B: Il a hérité de son père une grosse entreprise de com’. Ses parents l’ont gâté au-delà du possible, lui achetant pour finir le diplôme d’une école privée aussi bidon que chère. Il joue au patron tel qu’il se l’imagine dans sa tête de linotte, cigare puant au bec, un verre de whisky à la main, exhibant une montre aussi grosse que vulgaire mais coûtant dix ans de SMIC. Il est odieux avec ses employés (qui valent tous, humainement, plus que lui), il est grossier avec tous ceux qui croisent son chemin (serveurs, petits fonctionnaires, gardiens, etc.). Il ne dit jamais merci. Il roule à tombeau ouvert dans une sorte de tank allemand, ne respecte aucune loi ni aucun règlement, rit du malheur ou de la pauvreté des autres.
Maintenant, la question est: comment, à partir du même point de départ, devient-on ould l’fchouch A ou B?
J’ai côtoyé A dans son enfance: ses parents l’ont gâté mais bien élevé, l’obligeant toujours à dire merci, à ne jamais «frimer», à ne jamais exiger de passe-droit. Ils n’ont fait aucune concession quand il s’agissait de faire ses devoirs et apprendre ses leçons, à l’école puis au lycée, où j'étais son condisciple. Courchevel ou le shopping à Paris n'étaient pas des dûs mais des récompenses pour d’excellents résultats scolaires et un comportement exemplaire. Quand j’ai lu les premières lignes de Gatsby le magnifique, j’ai immédiatement pensé à lui: «dès mon plus jeune âge, mon père m'a donné un conseil que je n'ai jamais oublié: souviens-toi toujours qu'en venant sur Terre tout le monde n’a pas eu droit aux mêmes avantages que toi».
Je n’ai connu B qu'à l'âge adulte, dans le cadre d’une pénible collaboration professionnelle, mais je crois savoir qu’il a été élevé de la façon opposée: pourri-gâté mais en plus avec l'idée que tout cela lui était naturellement dû. Et l’exemple venait de haut: son propre père était brutal et méprisant avec ses employés et avec tous ceux qui croisaient son chemin -sauf ceux qui étaient plus puissants que lui: là, il rampait. Un détestable exemple, fidèlement reproduit par sa progéniture.

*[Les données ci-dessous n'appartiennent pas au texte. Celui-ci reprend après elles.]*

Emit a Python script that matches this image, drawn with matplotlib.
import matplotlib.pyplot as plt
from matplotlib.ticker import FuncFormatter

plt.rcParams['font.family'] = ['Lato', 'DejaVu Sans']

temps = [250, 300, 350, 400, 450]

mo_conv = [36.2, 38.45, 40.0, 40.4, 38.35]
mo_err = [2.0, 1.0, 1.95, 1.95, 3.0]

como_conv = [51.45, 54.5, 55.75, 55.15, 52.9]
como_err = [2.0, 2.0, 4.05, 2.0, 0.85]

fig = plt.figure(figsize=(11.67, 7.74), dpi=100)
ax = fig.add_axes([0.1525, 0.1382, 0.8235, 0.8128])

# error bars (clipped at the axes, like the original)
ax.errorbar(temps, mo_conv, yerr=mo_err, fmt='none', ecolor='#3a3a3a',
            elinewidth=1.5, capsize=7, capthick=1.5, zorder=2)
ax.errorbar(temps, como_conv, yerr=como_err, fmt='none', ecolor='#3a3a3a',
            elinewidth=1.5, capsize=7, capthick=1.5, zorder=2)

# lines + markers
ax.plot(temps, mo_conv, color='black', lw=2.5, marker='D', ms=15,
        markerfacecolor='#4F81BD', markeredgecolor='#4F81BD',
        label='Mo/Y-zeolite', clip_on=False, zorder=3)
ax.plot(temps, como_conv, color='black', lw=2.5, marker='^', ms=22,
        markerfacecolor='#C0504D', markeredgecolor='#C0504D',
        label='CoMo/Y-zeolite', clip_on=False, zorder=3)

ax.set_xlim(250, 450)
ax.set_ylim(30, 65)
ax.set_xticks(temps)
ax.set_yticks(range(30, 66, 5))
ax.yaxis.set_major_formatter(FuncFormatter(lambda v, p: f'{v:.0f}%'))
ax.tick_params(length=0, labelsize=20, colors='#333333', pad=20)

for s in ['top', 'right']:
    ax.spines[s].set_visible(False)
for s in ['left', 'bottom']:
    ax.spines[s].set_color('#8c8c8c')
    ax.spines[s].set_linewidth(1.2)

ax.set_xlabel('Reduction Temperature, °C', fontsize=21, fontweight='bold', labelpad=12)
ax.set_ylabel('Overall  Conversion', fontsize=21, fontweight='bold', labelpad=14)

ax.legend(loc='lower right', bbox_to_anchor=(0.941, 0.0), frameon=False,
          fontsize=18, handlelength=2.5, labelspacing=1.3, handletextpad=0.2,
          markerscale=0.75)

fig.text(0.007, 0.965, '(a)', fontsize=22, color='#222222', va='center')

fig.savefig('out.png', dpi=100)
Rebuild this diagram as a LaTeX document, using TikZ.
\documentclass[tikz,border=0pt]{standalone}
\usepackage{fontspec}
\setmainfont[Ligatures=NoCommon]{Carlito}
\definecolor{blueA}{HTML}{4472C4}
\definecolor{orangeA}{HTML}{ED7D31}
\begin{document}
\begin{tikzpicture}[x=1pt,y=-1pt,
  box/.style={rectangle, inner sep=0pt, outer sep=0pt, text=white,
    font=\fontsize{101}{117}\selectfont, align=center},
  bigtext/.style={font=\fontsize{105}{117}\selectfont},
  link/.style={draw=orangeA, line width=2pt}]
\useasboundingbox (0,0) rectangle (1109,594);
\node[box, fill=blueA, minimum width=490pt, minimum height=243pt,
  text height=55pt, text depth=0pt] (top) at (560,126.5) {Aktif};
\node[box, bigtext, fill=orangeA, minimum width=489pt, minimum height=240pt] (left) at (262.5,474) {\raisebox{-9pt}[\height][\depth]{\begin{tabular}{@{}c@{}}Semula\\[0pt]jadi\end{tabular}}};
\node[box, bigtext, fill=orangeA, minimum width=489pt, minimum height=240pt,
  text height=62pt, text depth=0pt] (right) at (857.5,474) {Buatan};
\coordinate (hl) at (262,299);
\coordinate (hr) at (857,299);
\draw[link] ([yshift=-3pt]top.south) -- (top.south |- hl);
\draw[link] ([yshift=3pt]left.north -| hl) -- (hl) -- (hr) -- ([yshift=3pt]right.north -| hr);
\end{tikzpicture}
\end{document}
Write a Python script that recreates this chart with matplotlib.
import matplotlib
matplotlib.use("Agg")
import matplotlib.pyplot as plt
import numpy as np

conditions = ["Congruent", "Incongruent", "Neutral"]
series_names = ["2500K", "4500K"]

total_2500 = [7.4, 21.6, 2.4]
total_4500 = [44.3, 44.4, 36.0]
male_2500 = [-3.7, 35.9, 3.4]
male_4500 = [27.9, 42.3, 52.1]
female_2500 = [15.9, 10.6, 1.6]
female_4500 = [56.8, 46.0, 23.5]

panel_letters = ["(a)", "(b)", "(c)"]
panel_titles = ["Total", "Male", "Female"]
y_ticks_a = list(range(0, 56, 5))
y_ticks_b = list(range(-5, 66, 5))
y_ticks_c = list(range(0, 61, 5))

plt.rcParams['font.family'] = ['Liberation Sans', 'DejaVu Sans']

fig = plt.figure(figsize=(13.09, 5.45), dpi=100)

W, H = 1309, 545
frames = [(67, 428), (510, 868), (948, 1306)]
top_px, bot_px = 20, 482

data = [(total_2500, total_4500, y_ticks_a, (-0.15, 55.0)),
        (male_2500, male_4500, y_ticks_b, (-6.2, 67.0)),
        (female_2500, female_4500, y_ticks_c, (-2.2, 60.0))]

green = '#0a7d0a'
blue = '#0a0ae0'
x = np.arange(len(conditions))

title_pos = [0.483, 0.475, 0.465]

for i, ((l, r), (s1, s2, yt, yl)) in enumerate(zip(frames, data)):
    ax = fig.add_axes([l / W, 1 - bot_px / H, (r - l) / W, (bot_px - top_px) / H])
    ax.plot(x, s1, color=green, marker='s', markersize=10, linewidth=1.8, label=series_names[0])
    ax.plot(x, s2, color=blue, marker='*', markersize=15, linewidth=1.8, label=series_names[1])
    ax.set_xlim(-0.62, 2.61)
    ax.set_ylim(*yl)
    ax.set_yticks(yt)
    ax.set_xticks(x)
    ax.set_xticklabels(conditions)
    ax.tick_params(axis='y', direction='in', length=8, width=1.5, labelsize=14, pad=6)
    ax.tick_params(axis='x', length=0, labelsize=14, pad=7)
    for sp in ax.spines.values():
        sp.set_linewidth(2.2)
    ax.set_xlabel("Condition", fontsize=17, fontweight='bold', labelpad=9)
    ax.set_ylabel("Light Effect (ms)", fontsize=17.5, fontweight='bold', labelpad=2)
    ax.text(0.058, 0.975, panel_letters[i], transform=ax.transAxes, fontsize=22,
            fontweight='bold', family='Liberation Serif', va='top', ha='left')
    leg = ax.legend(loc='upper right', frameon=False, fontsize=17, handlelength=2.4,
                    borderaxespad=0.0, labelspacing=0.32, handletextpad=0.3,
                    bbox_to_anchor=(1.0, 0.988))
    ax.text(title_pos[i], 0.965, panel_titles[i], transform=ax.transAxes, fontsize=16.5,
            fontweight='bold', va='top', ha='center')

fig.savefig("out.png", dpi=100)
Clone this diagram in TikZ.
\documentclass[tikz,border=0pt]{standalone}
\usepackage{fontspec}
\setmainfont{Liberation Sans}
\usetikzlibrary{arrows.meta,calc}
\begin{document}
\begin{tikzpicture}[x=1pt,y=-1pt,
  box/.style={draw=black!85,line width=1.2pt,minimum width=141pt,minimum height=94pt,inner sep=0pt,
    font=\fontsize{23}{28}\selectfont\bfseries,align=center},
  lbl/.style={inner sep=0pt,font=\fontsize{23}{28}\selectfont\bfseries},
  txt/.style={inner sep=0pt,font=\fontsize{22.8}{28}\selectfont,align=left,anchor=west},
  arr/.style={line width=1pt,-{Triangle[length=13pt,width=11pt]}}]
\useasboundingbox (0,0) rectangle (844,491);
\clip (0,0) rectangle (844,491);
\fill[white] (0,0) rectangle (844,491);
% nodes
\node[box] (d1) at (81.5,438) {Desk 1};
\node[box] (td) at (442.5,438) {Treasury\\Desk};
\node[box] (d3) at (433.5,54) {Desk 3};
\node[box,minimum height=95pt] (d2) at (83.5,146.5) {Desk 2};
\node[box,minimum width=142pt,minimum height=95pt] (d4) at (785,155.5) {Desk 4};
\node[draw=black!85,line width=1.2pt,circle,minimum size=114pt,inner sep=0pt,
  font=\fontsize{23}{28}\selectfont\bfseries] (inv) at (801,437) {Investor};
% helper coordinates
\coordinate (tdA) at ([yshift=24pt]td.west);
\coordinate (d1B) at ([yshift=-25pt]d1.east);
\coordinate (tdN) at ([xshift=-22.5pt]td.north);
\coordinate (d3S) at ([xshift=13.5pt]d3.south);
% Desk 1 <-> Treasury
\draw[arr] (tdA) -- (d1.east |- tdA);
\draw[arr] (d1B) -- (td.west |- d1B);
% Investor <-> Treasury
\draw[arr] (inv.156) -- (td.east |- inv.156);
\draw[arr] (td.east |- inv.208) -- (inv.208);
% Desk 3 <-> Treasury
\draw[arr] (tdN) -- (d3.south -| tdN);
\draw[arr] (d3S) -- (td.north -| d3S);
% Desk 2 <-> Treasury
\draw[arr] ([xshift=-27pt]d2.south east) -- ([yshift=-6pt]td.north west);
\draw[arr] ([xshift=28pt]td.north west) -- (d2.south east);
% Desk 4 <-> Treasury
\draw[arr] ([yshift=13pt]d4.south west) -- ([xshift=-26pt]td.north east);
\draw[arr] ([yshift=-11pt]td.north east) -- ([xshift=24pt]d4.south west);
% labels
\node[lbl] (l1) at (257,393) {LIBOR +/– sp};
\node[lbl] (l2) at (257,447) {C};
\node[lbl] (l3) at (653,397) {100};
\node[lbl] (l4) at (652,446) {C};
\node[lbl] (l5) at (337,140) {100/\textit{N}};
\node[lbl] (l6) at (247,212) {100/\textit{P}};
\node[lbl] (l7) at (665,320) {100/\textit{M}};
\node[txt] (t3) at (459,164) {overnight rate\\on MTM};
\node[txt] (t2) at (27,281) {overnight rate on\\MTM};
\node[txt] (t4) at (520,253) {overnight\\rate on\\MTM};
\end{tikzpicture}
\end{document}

Bref, un ould l’fchouch devient A ou B essentiellement à cause de l'éducation et de l’exemple que lui donnent ses parents. Ceux-là devraient donc se retrouver avec lui dans le box des accusés quand leur rejeton finit par provoquer un drame à cause de son comportement totalement irresponsable. Parce que les responsables, ce sont eux.